HD_Moore: Metasploit Express uses a backend database to store the results of every action and the state of the target network. The reporting capabilities are split between “live reports” and “generated reports”; the live reports let you generate a report at any state of the penetration test. If you simply want to scan for live hosts and report it, just use the Scan feature and go print out a report. If you want to show the screenshots and audit logs of all of the systems you compromised, the detailed audit report covers this. The generated report types include Word and PDF; these are static once generated and do no change based on the state of the test. We also support generating XML and ZIP reports, which contain a full XML schema for building your own reports or integrating into third-party tools. Finally, we have a report type called “Replay” which exports a ZIP file containing Metasploit Console resource scripts – these can be plugged into the free framework to reproduce every successful exploit in Express on a separate system, allowing you to give your client a way free value-add for reproducing your test results.
Darren: What is the relationship with the folks over at Offensive-Security and any idea if we can expect to see more “Unleashed” documentation.
HD_Moore: We have a friendly relationship with the Offensive Security folks, but nothing formalized. The Metasploit Unleashed is a great resource and we hope they continue to update it.
danuxx: which has been the more challenging exploit that you have developed?

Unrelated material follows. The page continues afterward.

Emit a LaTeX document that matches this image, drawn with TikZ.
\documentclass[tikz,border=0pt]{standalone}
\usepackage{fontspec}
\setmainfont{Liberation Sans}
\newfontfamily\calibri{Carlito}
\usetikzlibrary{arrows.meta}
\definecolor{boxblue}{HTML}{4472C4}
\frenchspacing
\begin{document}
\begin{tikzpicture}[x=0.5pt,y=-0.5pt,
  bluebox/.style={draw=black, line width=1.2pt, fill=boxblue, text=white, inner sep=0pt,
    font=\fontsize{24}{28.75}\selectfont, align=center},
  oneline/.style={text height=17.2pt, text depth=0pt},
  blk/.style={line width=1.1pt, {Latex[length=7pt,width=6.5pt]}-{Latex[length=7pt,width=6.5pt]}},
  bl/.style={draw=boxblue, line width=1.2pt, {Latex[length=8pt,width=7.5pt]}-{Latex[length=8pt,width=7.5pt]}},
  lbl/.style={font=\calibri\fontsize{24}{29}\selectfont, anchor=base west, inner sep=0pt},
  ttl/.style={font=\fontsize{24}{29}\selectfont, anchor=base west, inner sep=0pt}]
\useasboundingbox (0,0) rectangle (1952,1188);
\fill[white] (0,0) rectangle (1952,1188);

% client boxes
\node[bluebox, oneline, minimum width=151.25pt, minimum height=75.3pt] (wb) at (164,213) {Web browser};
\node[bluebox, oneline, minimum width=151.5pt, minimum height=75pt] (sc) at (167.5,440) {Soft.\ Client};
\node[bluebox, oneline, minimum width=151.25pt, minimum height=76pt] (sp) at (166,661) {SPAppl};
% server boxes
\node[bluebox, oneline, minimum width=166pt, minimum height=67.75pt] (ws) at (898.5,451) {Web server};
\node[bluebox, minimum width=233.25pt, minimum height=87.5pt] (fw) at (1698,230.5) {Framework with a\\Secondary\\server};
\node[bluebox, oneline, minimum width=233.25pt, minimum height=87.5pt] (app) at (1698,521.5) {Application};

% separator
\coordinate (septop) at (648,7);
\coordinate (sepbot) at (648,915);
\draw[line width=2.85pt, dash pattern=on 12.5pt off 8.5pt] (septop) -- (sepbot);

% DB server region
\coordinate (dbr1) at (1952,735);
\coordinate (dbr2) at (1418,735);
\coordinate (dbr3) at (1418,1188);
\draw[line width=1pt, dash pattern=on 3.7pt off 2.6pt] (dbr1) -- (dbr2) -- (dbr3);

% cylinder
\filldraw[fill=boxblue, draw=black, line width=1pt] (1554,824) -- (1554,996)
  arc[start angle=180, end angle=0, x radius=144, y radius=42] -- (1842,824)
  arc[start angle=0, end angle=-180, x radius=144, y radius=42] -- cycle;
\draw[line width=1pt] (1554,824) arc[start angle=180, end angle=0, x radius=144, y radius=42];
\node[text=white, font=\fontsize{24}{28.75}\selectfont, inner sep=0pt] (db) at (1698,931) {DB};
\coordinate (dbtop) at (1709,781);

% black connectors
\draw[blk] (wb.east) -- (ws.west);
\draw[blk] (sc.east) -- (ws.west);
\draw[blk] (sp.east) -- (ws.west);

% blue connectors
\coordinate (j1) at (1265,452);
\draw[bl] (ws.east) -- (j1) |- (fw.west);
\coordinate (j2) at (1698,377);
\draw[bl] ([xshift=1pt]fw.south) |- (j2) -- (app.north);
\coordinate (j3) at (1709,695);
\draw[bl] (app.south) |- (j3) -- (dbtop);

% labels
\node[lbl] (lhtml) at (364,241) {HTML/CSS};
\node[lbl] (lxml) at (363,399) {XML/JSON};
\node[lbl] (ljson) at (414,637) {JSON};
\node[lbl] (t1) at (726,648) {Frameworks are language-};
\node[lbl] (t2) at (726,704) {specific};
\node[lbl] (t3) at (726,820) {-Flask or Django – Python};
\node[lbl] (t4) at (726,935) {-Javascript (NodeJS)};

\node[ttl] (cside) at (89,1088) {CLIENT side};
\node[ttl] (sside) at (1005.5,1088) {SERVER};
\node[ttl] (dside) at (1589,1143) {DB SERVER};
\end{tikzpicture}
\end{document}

HD_Moore: I would split this into two categories; the ones where my skill level was severely lacking (my first exploit for the Apache chunk encoding bug took months to make reliable) and expoits where the exploit conditions are really tough. My favorite exploit is a bug in a CA product where the product would dereference a random heap pointer. By sending repeated requests that triggered an exception, the heap would never be freed, and eventually the memory address used to store the incoming request would align with the random corrupted heap pointer, leading to code execution.
thew00: what made you started doing on what you do now?
HD_Moore: I have always liked breaking things; software is fun because you can keep breaking the same product over and over again without having to bust out the crazy glue. These days its still about breaking things; its just highly automated and methodical 🙂
t0futim: has your position on ethical disclosure changed over the last 3 years? if so, how?
HD_Moore: My view on disclosure hasn’t changed much since I got started – my personal view is that the fastest way to fix something is to publish information about it.
ryanaraine: What OS/browser combo do you personally use? And why?
HD_Moore: Is Ryan tuning his exploits? He already has me running a Java chat client, what else does he need? (I am actually using Windows 7 64-bit and Firefox; but I spend 90% of my time inside one of the 10 VMs I have running)
danuxx: Which is the methodology you used to find bugs? do you use SPIKE for fuzzing? 🙂 HD_Moore: I try to strike a balance between reversing engineering and fuzzing – dissect a product just enough to figure out where requests are processed and what types of inputs may cause problems, then write a specific fuzzer to target that. I wrote most of the fuzzer modules in Metasploit, which can give you some idea about my approach (modules/auxiliary/fuzzers/)
Dennis_fisher: We’re just about out of time. Thanks everyone for joining the chat, and HUGE thanks to HD for his time today. Thanks and we’ll see everyone next month for our next live chat!